### [Directive]
Skip all pictures, then copy the lines from the start of the data through the line with "CJK SC', 'Noto", keeping both ends.

### [Recorded information]
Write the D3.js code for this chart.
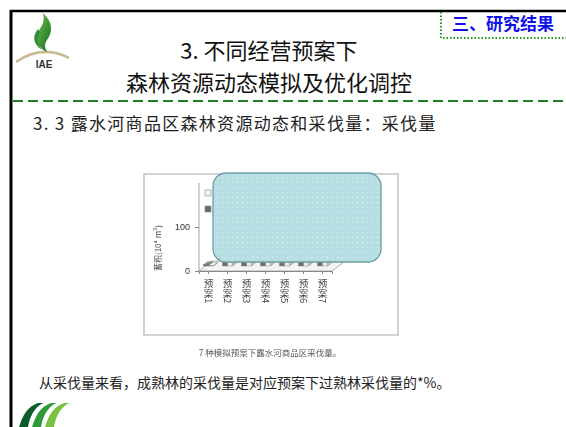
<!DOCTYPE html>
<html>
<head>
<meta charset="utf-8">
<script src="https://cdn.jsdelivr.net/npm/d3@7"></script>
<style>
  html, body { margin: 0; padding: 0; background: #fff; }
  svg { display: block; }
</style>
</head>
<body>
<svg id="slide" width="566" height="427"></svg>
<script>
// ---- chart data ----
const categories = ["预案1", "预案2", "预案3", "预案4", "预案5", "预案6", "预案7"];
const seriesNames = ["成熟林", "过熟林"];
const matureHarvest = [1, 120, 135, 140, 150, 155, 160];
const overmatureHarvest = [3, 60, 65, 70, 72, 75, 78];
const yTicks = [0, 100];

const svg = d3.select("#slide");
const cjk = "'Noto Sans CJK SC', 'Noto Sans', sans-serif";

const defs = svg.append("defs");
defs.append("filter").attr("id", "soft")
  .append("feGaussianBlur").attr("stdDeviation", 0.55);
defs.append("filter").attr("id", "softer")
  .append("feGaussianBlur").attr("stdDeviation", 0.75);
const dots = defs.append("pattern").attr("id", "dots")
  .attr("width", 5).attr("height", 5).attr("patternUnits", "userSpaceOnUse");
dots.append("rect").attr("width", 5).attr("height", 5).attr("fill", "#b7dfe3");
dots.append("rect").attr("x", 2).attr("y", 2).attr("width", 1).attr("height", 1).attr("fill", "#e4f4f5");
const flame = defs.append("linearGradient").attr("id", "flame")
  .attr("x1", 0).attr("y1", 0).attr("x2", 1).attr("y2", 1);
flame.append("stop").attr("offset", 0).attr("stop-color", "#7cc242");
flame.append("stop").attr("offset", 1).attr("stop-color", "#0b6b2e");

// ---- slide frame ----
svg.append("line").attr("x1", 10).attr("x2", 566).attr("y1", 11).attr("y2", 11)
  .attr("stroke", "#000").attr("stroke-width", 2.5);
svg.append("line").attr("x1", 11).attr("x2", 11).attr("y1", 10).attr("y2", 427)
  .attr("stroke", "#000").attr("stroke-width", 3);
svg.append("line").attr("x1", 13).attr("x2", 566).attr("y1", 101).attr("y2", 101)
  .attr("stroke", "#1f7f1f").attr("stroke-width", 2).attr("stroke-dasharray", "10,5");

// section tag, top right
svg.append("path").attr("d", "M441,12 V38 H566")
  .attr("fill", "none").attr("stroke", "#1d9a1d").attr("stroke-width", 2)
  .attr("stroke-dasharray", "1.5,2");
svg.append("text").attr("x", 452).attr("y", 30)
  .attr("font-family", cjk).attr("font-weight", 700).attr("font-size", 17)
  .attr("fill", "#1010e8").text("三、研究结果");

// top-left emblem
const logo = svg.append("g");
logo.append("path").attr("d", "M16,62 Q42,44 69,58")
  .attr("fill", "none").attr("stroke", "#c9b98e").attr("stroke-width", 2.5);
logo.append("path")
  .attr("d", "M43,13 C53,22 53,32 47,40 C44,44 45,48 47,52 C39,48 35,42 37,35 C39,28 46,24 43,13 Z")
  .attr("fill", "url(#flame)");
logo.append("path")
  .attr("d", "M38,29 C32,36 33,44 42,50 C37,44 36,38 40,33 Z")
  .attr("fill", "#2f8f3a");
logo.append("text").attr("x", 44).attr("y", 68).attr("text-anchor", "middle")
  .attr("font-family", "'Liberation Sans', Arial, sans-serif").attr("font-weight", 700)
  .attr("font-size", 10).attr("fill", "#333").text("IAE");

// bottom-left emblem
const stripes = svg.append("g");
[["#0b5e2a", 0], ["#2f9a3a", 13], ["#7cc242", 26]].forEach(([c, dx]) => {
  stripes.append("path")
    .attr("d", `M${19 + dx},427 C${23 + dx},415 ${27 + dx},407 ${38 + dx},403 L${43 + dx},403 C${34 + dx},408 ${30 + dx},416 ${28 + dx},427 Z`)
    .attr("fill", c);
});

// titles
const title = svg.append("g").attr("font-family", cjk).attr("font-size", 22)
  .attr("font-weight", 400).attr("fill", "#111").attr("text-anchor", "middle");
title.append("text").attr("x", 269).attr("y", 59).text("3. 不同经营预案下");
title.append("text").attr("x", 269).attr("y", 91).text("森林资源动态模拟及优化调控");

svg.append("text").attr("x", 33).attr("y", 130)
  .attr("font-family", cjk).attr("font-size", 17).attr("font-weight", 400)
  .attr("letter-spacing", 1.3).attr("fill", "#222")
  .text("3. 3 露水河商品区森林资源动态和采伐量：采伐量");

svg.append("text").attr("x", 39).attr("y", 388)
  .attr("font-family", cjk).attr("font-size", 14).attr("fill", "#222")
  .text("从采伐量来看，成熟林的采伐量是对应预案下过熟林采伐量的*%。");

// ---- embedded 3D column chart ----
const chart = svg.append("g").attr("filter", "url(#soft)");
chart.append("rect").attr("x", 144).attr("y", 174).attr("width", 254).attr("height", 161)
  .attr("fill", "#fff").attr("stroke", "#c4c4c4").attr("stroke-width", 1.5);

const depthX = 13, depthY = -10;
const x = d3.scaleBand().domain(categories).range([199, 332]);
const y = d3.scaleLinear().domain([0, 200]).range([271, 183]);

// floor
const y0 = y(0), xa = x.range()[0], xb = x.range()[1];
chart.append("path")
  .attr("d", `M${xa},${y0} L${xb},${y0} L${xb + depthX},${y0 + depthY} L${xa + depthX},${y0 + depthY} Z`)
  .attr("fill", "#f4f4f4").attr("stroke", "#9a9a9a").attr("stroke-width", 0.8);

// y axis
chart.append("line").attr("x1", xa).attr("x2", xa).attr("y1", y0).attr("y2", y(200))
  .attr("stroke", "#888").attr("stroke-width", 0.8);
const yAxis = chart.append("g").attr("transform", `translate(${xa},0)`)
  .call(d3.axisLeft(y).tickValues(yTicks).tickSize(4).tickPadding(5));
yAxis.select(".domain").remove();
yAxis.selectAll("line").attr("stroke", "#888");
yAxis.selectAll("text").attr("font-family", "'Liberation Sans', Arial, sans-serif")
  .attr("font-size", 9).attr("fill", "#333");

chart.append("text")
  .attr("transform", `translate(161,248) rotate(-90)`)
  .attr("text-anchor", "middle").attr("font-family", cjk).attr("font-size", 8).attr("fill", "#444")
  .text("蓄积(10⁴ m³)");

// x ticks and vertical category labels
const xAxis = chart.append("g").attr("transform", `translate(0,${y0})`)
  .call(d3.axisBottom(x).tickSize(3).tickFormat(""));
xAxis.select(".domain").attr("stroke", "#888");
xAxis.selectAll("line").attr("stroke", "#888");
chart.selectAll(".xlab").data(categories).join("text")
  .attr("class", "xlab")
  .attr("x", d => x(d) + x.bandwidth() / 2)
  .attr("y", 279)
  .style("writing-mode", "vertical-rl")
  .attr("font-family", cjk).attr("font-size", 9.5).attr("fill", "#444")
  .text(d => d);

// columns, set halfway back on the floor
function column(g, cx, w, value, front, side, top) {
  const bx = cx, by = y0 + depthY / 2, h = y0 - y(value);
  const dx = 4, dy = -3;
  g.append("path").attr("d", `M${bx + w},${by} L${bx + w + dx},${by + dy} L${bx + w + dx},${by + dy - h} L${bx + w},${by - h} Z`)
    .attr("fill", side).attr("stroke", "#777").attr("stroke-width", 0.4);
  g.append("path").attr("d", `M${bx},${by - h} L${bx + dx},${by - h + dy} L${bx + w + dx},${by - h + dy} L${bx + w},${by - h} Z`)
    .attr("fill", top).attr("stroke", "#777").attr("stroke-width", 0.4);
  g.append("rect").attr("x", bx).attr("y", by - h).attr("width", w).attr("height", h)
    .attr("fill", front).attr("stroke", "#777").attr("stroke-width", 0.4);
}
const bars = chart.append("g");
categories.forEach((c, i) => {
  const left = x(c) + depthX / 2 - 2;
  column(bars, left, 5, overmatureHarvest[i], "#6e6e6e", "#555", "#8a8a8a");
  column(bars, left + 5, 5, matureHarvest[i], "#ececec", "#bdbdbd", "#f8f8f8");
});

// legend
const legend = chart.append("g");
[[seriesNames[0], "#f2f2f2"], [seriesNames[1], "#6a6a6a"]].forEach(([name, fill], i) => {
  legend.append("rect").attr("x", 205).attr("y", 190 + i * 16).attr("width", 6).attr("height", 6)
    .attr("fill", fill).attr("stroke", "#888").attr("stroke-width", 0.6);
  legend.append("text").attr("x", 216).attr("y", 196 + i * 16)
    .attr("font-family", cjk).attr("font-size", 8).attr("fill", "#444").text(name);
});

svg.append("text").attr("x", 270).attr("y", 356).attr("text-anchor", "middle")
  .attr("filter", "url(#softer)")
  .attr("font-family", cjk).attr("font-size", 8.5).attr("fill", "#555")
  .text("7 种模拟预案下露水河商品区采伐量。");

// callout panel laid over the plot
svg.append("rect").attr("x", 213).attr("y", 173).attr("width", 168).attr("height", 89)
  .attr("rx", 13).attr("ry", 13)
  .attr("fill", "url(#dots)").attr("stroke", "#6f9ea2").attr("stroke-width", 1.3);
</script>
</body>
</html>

### [The answer]
Write the D3.js code for this chart.
<!DOCTYPE html>
<html>
<head>
<meta charset="utf-8">
<script src="https://cdn.jsdelivr.net/npm/d3@7"></script>
<style>
  html, body { margin: 0; padding: 0; background: #fff; }
  svg { display: block; }
</style>
</head>
<body>
<svg id="slide" width="566" height="427"></svg>
<script>
// ---- chart data ----
const categories = ["预案1", "预案2", "预案3", "预案4", "预案5", "预案6", "预案7"];
const seriesNames = ["成熟林", "过熟林"];
const matureHarvest = [1, 120, 135, 140, 150, 155, 160];
const overmatureHarvest = [3, 60, 65, 70, 72, 75, 78];
const yTicks = [0, 100];

const svg = d3.select("#slide");
const cjk = "'Noto Sans CJK SC', 'Noto Sans', sans-serif";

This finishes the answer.